MIKE SHEA: But that can happen any time. If a person hits a ball out in the rough on the 7th hole anywhere on the golf course and his ball disappears because someone picks it up and leaves, that is not a lost ball. He can't identify with reasonable evidence that an outside agency has picked up the ball and left. You're not going to get him for a lost ball because there's reasonable evidence that someone picked this ball up.
So Dillard made the judgment that with the comments from the chef and the police officer that the young man picked this ball up.
Q. Within the five minute time frame?
MIKE SHEA: Yes, because I had I had a stopwatch going and I was getting ready to operate under the ball was lost in the clubhouse or lost in an obstruction, and when I called that the five minutes is up, let's go to this rule, Dillard had already found evidence that this ball was taken by someone else behind the clubhouse.
DILLARD PRUITT: And I think one of the things in my mind was the reason this was his ball is getting behind the 9th green, people telling me that the ball flew to a spot on that path and then it went over the clubhouse, I'm thinking that there's not that that was his ball. There's not very many other balls.
Q. I know this is kind of out there, but you had a guy on the roof. What if he would have found it up there? I'm just curious.
MIKE SHEA: Well, if he would have found the ball up on the roof, then we would have operated off of that point. You said if we would have
Q. I mean, you just measure the distance of where the guy finds it up there?

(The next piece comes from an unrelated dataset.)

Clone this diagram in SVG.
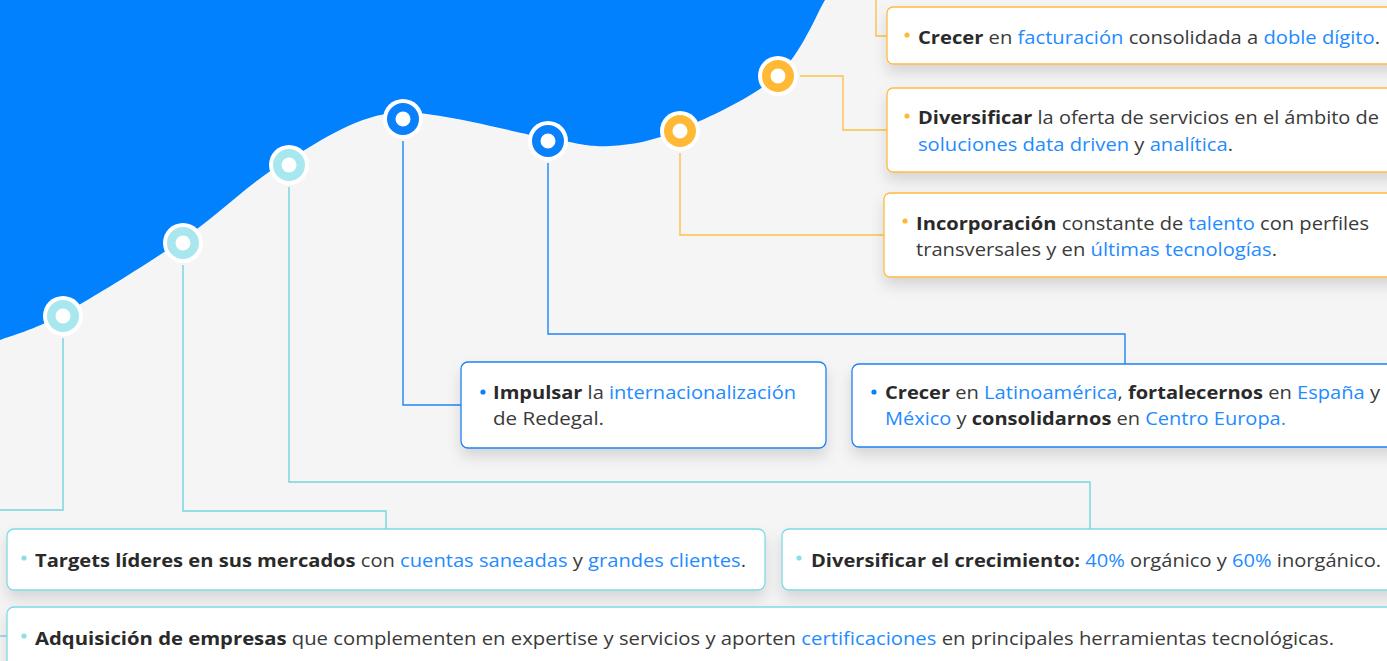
<svg xmlns="http://www.w3.org/2000/svg" width="1387" height="661" viewBox="0 0 1387 661">
<style>
text{font-family:"Open Sans","Liberation Sans",sans-serif;font-size:17.5px;fill:#3a3a3a}
.b{font-weight:700;fill:#2a2a2a}
.u{fill:#1f8bff}
.box{fill:#fff;stroke-width:1.3}
.bo{stroke:#ffbb3f}
.bb{stroke:#1c82f5}
.bc{stroke:#7fd9e4}
.lo{fill:none;stroke:#ffc04a;stroke-width:1.4}
.lb{fill:none;stroke:#1f85f7;stroke-width:1.4}
.lc{fill:none;stroke:#76d3e0;stroke-width:1.4}
.halo{fill:#fff}
.ring{fill:#fff;stroke-width:8.5}
</style>
<defs>
<filter id="sh" x="-10%" y="-30%" width="120%" height="180%">
<feDropShadow dx="0" dy="8" stdDeviation="7" flood-color="#000" flood-opacity="0.13"/>
</filter>
</defs>
<rect x="0" y="0" width="1387" height="661" fill="#f5f5f5"/>
<path d="M0,0 L825,0 C817,12.7 801.3,54.3 777,76 C752.7,97.7 706.8,118.3 679,130 C651.2,141.7 632,144.7 610,146 C588,147.3 582,143.7 547,138 C512,132.3 443,112 400,112 C356.8,115.3 324.3,138.7 288,160 C251.3,180.7 219.5,214.3 182,240 C144.5,265.7 93.3,297.3 63,314 C32.7,330.7 10.5,335.7 0,340 Z" fill="#0181fd"/>
<g id="connectors">
<polyline class="lo" points="876,0 876,36 887,36"/>
<polyline class="lo" points="800,76 843,76 843,130 887,130"/>
<polyline class="lo" points="680,153 680,235 884,235"/>
<polyline class="lb" points="548,163 548,334 1125,334 1125,364"/>
<polyline class="lb" points="403,141 403,405 461,405"/>
<polyline class="lc" points="289,187 289,482 1090,482 1090,529"/>
<polyline class="lc" points="183,265 183,511 386,511 386,529"/>
<polyline class="lc" points="63,338 63,510 0,510"/>
<polyline class="lc" points="0,636 7,636"/>
</g>
<g id="node-dots">
<g id="dot1"><circle class="halo" cx="63" cy="316" r="20"/><circle class="ring" cx="63" cy="316" r="11.75" stroke="#a9e7ef"/></g>
<g id="dot2"><circle class="halo" cx="183" cy="243" r="20"/><circle class="ring" cx="183" cy="243" r="11.75" stroke="#a9e7ef"/></g>
<g id="dot3"><circle class="halo" cx="289" cy="165" r="20"/><circle class="ring" cx="289" cy="165" r="11.75" stroke="#a9e7ef"/></g>
<g id="dot4"><circle class="halo" cx="403" cy="119" r="20"/><circle class="ring" cx="403" cy="119" r="11.75" stroke="#0a80fb"/></g>
<g id="dot5"><circle class="halo" cx="548" cy="141" r="20"/><circle class="ring" cx="548" cy="141" r="11.75" stroke="#0a80fb"/></g>
<g id="dot6"><circle class="halo" cx="680" cy="131" r="20"/><circle class="ring" cx="680" cy="131" r="11.75" stroke="#ffb935"/></g>
<g id="dot7"><circle class="halo" cx="778" cy="76" r="20"/><circle class="ring" cx="778" cy="76" r="11.75" stroke="#ffb935"/></g>
</g>
<g id="box-facturacion">
<rect class="box bo" x="887" y="7" width="520" height="57" rx="6" filter="url(#sh)"/>
<circle cx="907" cy="35" r="2.6" fill="#ffb935"/>
<text x="918" y="44" textLength="462" lengthAdjust="spacingAndGlyphs"><tspan class="b">Crecer</tspan> en <tspan class="u">facturación</tspan> consolidada a <tspan class="u">doble dígito</tspan>.</text>
</g>
<g id="box-diversificar-oferta">
<rect class="box bo" x="887" y="88" width="520" height="84" rx="6" filter="url(#sh)"/>
<circle cx="907" cy="116" r="2.6" fill="#ffb935"/>
<text x="918" y="124" textLength="461" lengthAdjust="spacingAndGlyphs"><tspan class="b">Diversificar</tspan> la oferta de servicios en el ámbito de</text>
<text x="918" y="151" textLength="315" lengthAdjust="spacingAndGlyphs"><tspan class="u">soluciones data driven</tspan> y <tspan class="u">analítica</tspan>.</text>
</g>
<g id="box-talento">
<rect class="box bo" x="884" y="193" width="520" height="84" rx="6" filter="url(#sh)"/>
<circle cx="905" cy="221" r="2.6" fill="#ffb935"/>
<text x="916" y="230" textLength="453" lengthAdjust="spacingAndGlyphs"><tspan class="b">Incorporación</tspan> constante de <tspan class="u">talento</tspan> con perfiles</text>
<text x="916" y="256" textLength="361" lengthAdjust="spacingAndGlyphs">transversales y en <tspan class="u">últimas tecnologías</tspan>.</text>
</g>
<g id="box-internacionalizacion">
<rect class="box bb" x="461" y="362" width="365" height="86" rx="7" filter="url(#sh)"/>
<circle cx="483" cy="392" r="2.6" fill="#0a80fb"/>
<text x="493" y="399" textLength="303" lengthAdjust="spacingAndGlyphs"><tspan class="b">Impulsar</tspan> la <tspan class="u">internacionalización</tspan></text>
<text x="493" y="425" textLength="111" lengthAdjust="spacingAndGlyphs">de Redegal.</text>
</g>
<g id="box-latinoamerica">
<rect class="box bb" x="852" y="364" width="560" height="83" rx="7" filter="url(#sh)"/>
<circle cx="874" cy="392" r="2.6" fill="#0a80fb"/>
<text x="885" y="399" textLength="495" lengthAdjust="spacingAndGlyphs"><tspan class="b">Crecer</tspan> en <tspan class="u">Latinoamérica</tspan>, <tspan class="b">fortalecernos</tspan> en <tspan class="u">España</tspan> y</text>
<text x="885" y="425" textLength="401" lengthAdjust="spacingAndGlyphs"><tspan class="u">México</tspan> y <tspan class="b">consolidarnos</tspan> en <tspan class="u">Centro Europa.</tspan></text>
</g>
<g id="box-targets">
<rect class="box bc" x="7" y="529" width="758" height="61" rx="7" filter="url(#sh)"/>
<circle cx="24" cy="558" r="2.6" fill="#8fdde8"/>
<text x="35" y="567" textLength="711" lengthAdjust="spacingAndGlyphs"><tspan class="b">Targets líderes en sus mercados</tspan> con <tspan class="u">cuentas saneadas</tspan> y <tspan class="u">grandes clientes</tspan>.</text>
</g>
<g id="box-crecimiento">
<rect class="box bc" x="782" y="529" width="630" height="61" rx="7" filter="url(#sh)"/>
<circle cx="799" cy="558" r="2.6" fill="#8fdde8"/>
<text x="811" y="567" textLength="570" lengthAdjust="spacingAndGlyphs"><tspan class="b">Diversificar el crecimiento:</tspan> <tspan class="u">40%</tspan> orgánico y <tspan class="u">60%</tspan> inorgánico.</text>
</g>
<g id="box-adquisicion">
<rect class="box bc" x="7" y="607" width="1410" height="90" rx="7" filter="url(#sh)"/>
<circle cx="24" cy="636" r="2.6" fill="#8fdde8"/>
<text x="35" y="645" textLength="1299" lengthAdjust="spacingAndGlyphs"><tspan class="b">Adquisición de empresas</tspan> que complementen en expertise y servicios y aporten <tspan class="u">certificaciones</tspan> en principales herramientas tecnológicas.</text>
</g>
</svg>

MIKE SHEA: You take the distance from the flag stick to the location of the ball. The situation that we found ourselves in is that we operated from a distance from the flag stick to the point that the ball was taken by someone, and so there was some estimation there. I was dealing with one rules situation, I had to handle X amount of yards, and Dillard was back there with another ball and trying to get to an equidistant arc. That's kind of the rules lingo.
Q. Would he have probably ended up over there in the same area to hit?
DILLARD PRUITT: Very similar, maybe closer to the hole.
Q. But he could have played it from the roof?
DILLARD PRUITT: It was an option.
MIKE SHEA: We've had players that have done that before.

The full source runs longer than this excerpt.